Intelligent Design, Dumb Luck, and God


Meanwhile, back in Kansas. . . .

Assuming that the looming government shutdown leaves the federal court system more or less intact, the court in my home state of Kansas will soon be hearing yet another case about the teaching of evolution in public schools. Which can only mean one thing: the completely phony battle between evolution and “intelligent design” is about to become the next major battle in the national fight over the Common Core.

I say that this is a “phony battle” because, well, it is a phony battle. Evolution and intelligent design are not opposites. They are not even the kinds of things that can be opposites. They are not apples and oranges. They are apples and the French Revolution. Follow me for a minute.

Intelligent Design (ID) is a cosmic master narrative—a big, complete story about the nature and purpose of the universe. The opposite of Intelligent Design is “Dumb Luck” (DL)—or the theory that everything just happened, without anybody or anything setting it in motion. According to the theory of Dumb Luck, molecules gradually developed the ability to replicate themselves, without any help from anybody, and all life on earth is the result of a competition between replicators for more space within which to replicate.

For the record, in the debate between Intelligent Design and Dumb Luck, I come down on the side of Intelligent Design. I do not believe, however, that either ID or DL should be taught in science classes, as neither one of them is the sort of theory that science is equipped to explain. They do not produce the kinds of predictions that can be falsified, nor do they support the kinds of experiments that scientists can do. They are not scientific hypotheses, but philosophical propositions, and the right place to discuss philosophical propositions is in a philosophy class.

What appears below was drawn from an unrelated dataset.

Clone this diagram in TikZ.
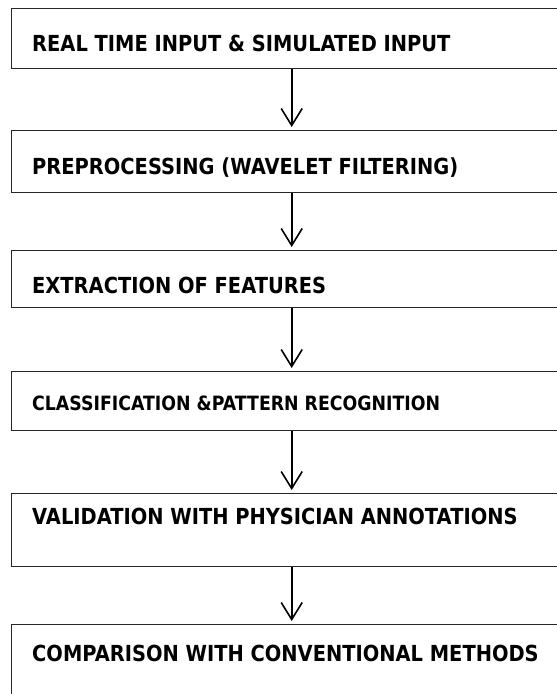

Evolution by natural selection is not a cosmic master narrative. It isa specific mechanism by which organisms change over long periods of time. It is a deceptively simple mechanism that includes only three steps: 1) a population of organisms contains some variation; 2) some individual organisms are more successful in their environment than others as a result of these variations; and 3) successful organisms pass the traits that made them successful on to their offspring. We can watch it happen in a petri dish, and, whether we are talking about dinosaurs or microbes, the mechanism works the same.

The specific mechanism of natural selection works equally well as part of either one of the cosmic master narratives. It could be part of an Intelligent Design (which would require a really intelligent designer, but that’s kind of the point) or it could be just one of the series of lucky breaks that go into the cosmic theory of Dumb Luck. It is not necessary to decide which cosmic narrative to subscribe to before learning how the mechanism works.

And no other mechanism that has ever been proposed can meet the scientific demands of explaining how stuff got here. The most commonly proposed alternative to the theory of evolution by natural selection is the “God Went Poof” theory (GWP) that holds that some time between four billion years ago and around 6,000 BC, God (or some combination of gods) went “poof,” and everything just kind of appeared the way we see it right now. I personally have no problem with the idea of a God powerful enough to go “poof” and create the universe. But I have a big problem with a God who would spend the next few billion years planting false clues to make it look like natural selection.

Talking about, and debating, cosmic master narratives is important, and I am all for presenting both sides of the controversy. But leave the specific mechanisms out of it. Without an understanding of evolution by natural selection, our children simply cannot understand science as it is practiced in the 21st century. And teaching them that the most successful and supported scientific principle of the past 150 years is on par with magic borders on child abuse. Neither religion nor science are served by casting them as irreconcilable opposites when there is not even a good reason to do so.